Mervyn King Governor of the Bank of England (and VIP guest speaker at 2010 TUC Congress) last night forecast that that real wages in 2011 will be lower than 2005 levels – the worst period of wage stagnation for 80 years:
“Average real take-home pay normally rises as productivity increases – money wages normally rise faster than prices. But the opposite was true last year, so real wages fell sharply. And given the rise in VAT and other price rises this year, real wages are likely to fall again. As a result, in 2011 real wages are likely to be no higher than they were in 2005. One has to go back to the 1920s to find a time when real wages fell over a period of six years”

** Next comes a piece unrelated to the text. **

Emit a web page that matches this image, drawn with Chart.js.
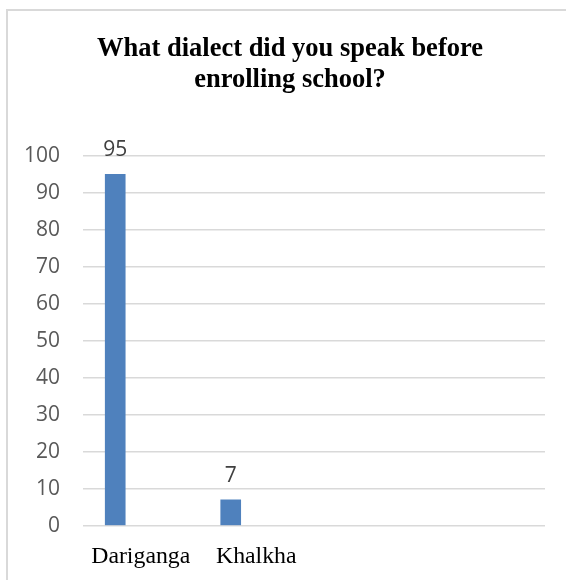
<!DOCTYPE html>
<html>
<head>
<meta charset="utf-8">
<script src="https://cdn.jsdelivr.net/npm/chart.js"></script>
<style>
  html, body { margin: 0; padding: 0; background: #fff; overflow: hidden; }
  #frame { position: absolute; left: 6px; top: 9px; width: 620px; height: 620px; border: 2px solid #d9d9d9; box-sizing: border-box; }
  #chart { position: absolute; left: 0; top: 0; }
</style>
</head>
<body>
<div id="frame"></div>
<canvas id="chart" width="566" height="580"></canvas>
<script>
const titleLines = ["What dialect did you speak before", "enrolling school?"];
const categories = ["Dariganga", "Khalkha", "", ""];
const counts = [95, 7];
const yTicks = [0, 10, 20, 30, 40, 50, 60, 70, 80, 90, 100];

// value labels above the bars
const barLabels = {
  id: "barLabels",
  afterLayout(chart) {
    // title is centred on the whole chart frame, not the plot
    if (chart.titleBlock) {
      chart.titleBlock.left = 35;
      chart.titleBlock.right = 545;
    }
  },
  afterDatasetsDraw(chart) {
    const ctx = chart.ctx;
    const meta = chart.getDatasetMeta(0);
    ctx.save();
    ctx.font = "21px 'Open Sans'";
    ctx.fillStyle = "#404040";
    ctx.textAlign = "center";
    ctx.textBaseline = "alphabetic";
    meta.data.forEach((bar, i) => {
      ctx.fillText(String(counts[i]), bar.x, bar.y - 18);
    });
    ctx.restore();
  }
};

const ctx = document.getElementById("chart").getContext("2d");
new Chart(ctx, {
  type: "bar",
  data: {
    labels: categories,
    datasets: [{
      label: "Count",
      data: counts.map((v, i) => ({ x: i, y: v })),
      xAxisID: "xb",
      backgroundColor: "#4f81bd",
      barThickness: 20
    }]
  },
  options: {
    responsive: false,
    animation: false,
    layout: { padding: { left: 10, right: 21, top: 0, bottom: 0 } },
    plugins: {
      legend: { display: false },
      tooltip: { enabled: false },
      title: {
        display: true,
        text: titleLines,
        color: "#000",
        font: { family: "'Liberation Serif', 'Times New Roman', serif", size: 26.5, weight: "bold", lineHeight: 1.16 },
        padding: { top: 34, bottom: 60.3 }
      }
    },
    scales: {
      x: {
        type: "category",
        offset: true,
        grid: { display: false },
        border: { display: false },
        ticks: {
          color: "#000",
          font: { family: "'Liberation Serif', 'Times New Roman', serif", size: 23.8 },
          padding: 9,
          maxRotation: 0,
          autoSkip: false
        },
        afterFit(scale) { scale.height = 54.3; }
      },
      xb: {
        type: "linear",
        display: false,
        offset: false,
        min: -0.279,
        max: 3.721
      },
      y: {
        min: 0,
        max: 100,
        afterBuildTicks(scale) { scale.ticks = yTicks.map(v => ({ value: v })); },
        grid: { color: "#d9d9d9", lineWidth: 1.5, drawTicks: false },
        border: { display: false },
        ticks: {
          color: "#595959",
          font: { family: "'Open Sans', sans-serif", size: 21 },
          padding: 23
        },
        afterFit(scale) { scale.width = 73; }
      }
    }
  },
  plugins: [barLabels]
});
</script>
</body>
</html>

King’s speech can be read in full here: http://www.bankofengland.co.uk/publications/speeches/2011/speech471.pdf
Unlike mealy mouthed politicians King is to be admired in his candour: “monetary policy can affect the inflation rate at which these adjustments take place, but it cannot alter the fact that, one way or another, the squeeze in living standards is the inevitable price to pay for the financial crisis and subsequent rebalancing of the world and UK economies”
It’s not of course inevitable if workers through our unions fight back to reverse this downward spiral of wages. If we do nothing while the earnings of public service workers continue to fall behind the cost of living we can hardly complain about the growing inequality which scars British society.